##### Information supplied #####

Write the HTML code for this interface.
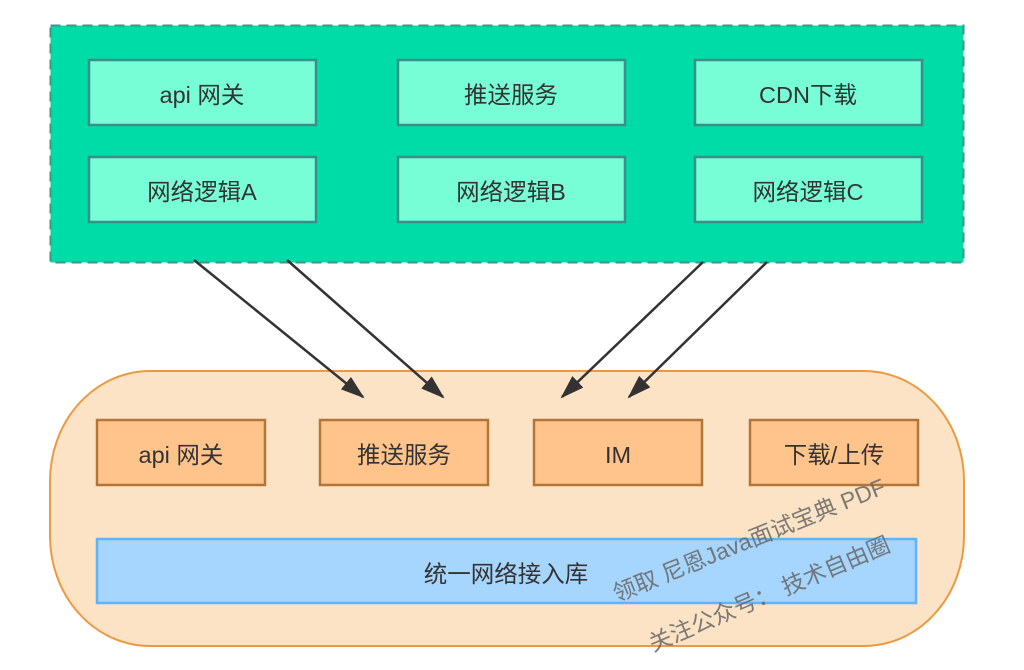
<!DOCTYPE html>
<html><head><meta charset="utf-8"><style>
html,body{margin:0;padding:0;background:#fff;width:1024px;height:670px;overflow:hidden}
text{font-family:"Liberation Sans","Noto Sans CJK SC",sans-serif;}
</style></head><body>
<svg width="1024" height="670" viewBox="0 0 1024 670" xmlns="http://www.w3.org/2000/svg">
<defs>
<marker id="ah2" markerWidth="24" markerHeight="16" refX="22" refY="8" orient="auto" markerUnits="userSpaceOnUse" viewBox="0 0 24 16">
<path d="M0,0 L24,8 L0,16 Z" fill="#333"/>
</marker>
</defs>
<rect x="50.5" y="25.5" width="913" height="237" fill="#00dca8" stroke="#3f938b" stroke-width="2" stroke-dasharray="10,6"/>
<g fill="#78fed7" stroke="#3a8f87" stroke-width="2.5">
<rect x="89" y="60" width="227" height="65"/>
<rect x="398" y="60" width="227" height="65"/>
<rect x="695" y="60" width="227" height="65"/>
<rect x="89" y="157" width="227" height="65"/>
<rect x="398" y="157" width="227" height="65"/>
<rect x="695" y="157" width="227" height="65"/>
</g>
<g font-size="23.5" fill="#333" text-anchor="middle">
<text x="202" y="103">api 网关</text>
<text x="511" y="103">推送服务</text>
<text x="808" y="103">CDN下载</text>
<text x="202" y="200">网络逻辑A</text>
<text x="511" y="200">网络逻辑B</text>
<text x="808" y="200">网络逻辑C</text>
</g>
<rect x="50" y="371" width="914" height="275" rx="100" ry="110" fill="#fde3c5" stroke="#ec9a42" stroke-width="2"/>
<g stroke="#333" stroke-width="2.5" marker-end="url(#ah2)">
<line x1="194" y1="260" x2="363" y2="397"/>
<line x1="287" y1="260" x2="443" y2="397"/>
<line x1="703" y1="262" x2="562" y2="397"/>
<line x1="767" y1="262" x2="629" y2="397"/>
</g>
<g fill="#ffc48b" stroke="#b2763a" stroke-width="2.5">
<rect x="97" y="420" width="168" height="65"/>
<rect x="320" y="420" width="168" height="65"/>
<rect x="534" y="420" width="168" height="65"/>
<rect x="750" y="420" width="168" height="65"/>
</g>
<g font-size="23.5" fill="#333" text-anchor="middle">
<text x="181" y="463">api 网关</text>
<text x="404" y="463">推送服务</text>
<text x="618" y="463">IM</text>
<text x="834" y="463">下载/上传</text>
</g>
<rect x="97" y="539" width="819" height="64" fill="#a6d5fd" stroke="#5fb4fb" stroke-width="2.5"/>
<text x="506" y="582" font-size="23.5" fill="#333" text-anchor="middle">统一网络接入库</text>
<g font-size="23" fill="#666" fill-opacity="0.85">
<text x="617" y="602" transform="rotate(-22 617 602)">领取 尼恩Java面试宝典 PDF</text>
<text x="653" y="652" transform="rotate(-23 653 652)">关注公众号：  技术自由圈</text>
</g>
</svg>
</body></html>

#####

=== Exercise brief ===
Return all of the data exactly as written, and drop the pictures.

=== Exercise response ===
Write the HTML code for this interface.
<!DOCTYPE html>
<html><head><meta charset="utf-8"><style>
html,body{margin:0;padding:0;background:#fff;width:1024px;height:670px;overflow:hidden}
text{font-family:"Liberation Sans","Noto Sans CJK SC",sans-serif;}
</style></head><body>
<svg width="1024" height="670" viewBox="0 0 1024 670" xmlns="http://www.w3.org/2000/svg">
<defs>
<marker id="ah2" markerWidth="24" markerHeight="16" refX="22" refY="8" orient="auto" markerUnits="userSpaceOnUse" viewBox="0 0 24 16">
<path d="M0,0 L24,8 L0,16 Z" fill="#333"/>
</marker>
</defs>
<rect x="50.5" y="25.5" width="913" height="237" fill="#00dca8" stroke="#3f938b" stroke-width="2" stroke-dasharray="10,6"/>
<g fill="#78fed7" stroke="#3a8f87" stroke-width="2.5">
<rect x="89" y="60" width="227" height="65"/>
<rect x="398" y="60" width="227" height="65"/>
<rect x="695" y="60" width="227" height="65"/>
<rect x="89" y="157" width="227" height="65"/>
<rect x="398" y="157" width="227" height="65"/>
<rect x="695" y="157" width="227" height="65"/>
</g>
<g font-size="23.5" fill="#333" text-anchor="middle">
<text x="202" y="103">api 网关</text>
<text x="511" y="103">推送服务</text>
<text x="808" y="103">CDN下载</text>
<text x="202" y="200">网络逻辑A</text>
<text x="511" y="200">网络逻辑B</text>
<text x="808" y="200">网络逻辑C</text>
</g>
<rect x="50" y="371" width="914" height="275" rx="100" ry="110" fill="#fde3c5" stroke="#ec9a42" stroke-width="2"/>
<g stroke="#333" stroke-width="2.5" marker-end="url(#ah2)">
<line x1="194" y1="260" x2="363" y2="397"/>
<line x1="287" y1="260" x2="443" y2="397"/>
<line x1="703" y1="262" x2="562" y2="397"/>
<line x1="767" y1="262" x2="629" y2="397"/>
</g>
<g fill="#ffc48b" stroke="#b2763a" stroke-width="2.5">
<rect x="97" y="420" width="168" height="65"/>
<rect x="320" y="420" width="168" height="65"/>
<rect x="534" y="420" width="168" height="65"/>
<rect x="750" y="420" width="168" height="65"/>
</g>
<g font-size="23.5" fill="#333" text-anchor="middle">
<text x="181" y="463">api 网关</text>
<text x="404" y="463">推送服务</text>
<text x="618" y="463">IM</text>
<text x="834" y="463">下载/上传</text>
</g>
<rect x="97" y="539" width="819" height="64" fill="#a6d5fd" stroke="#5fb4fb" stroke-width="2.5"/>
<text x="506" y="582" font-size="23.5" fill="#333" text-anchor="middle">统一网络接入库</text>
<g font-size="23" fill="#666" fill-opacity="0.85">
<text x="617" y="602" transform="rotate(-22 617 602)">领取 尼恩Java面试宝典 PDF</text>
<text x="653" y="652" transform="rotate(-23 653 652)">关注公众号：  技术自由圈</text>
</g>
</svg>
</body></html>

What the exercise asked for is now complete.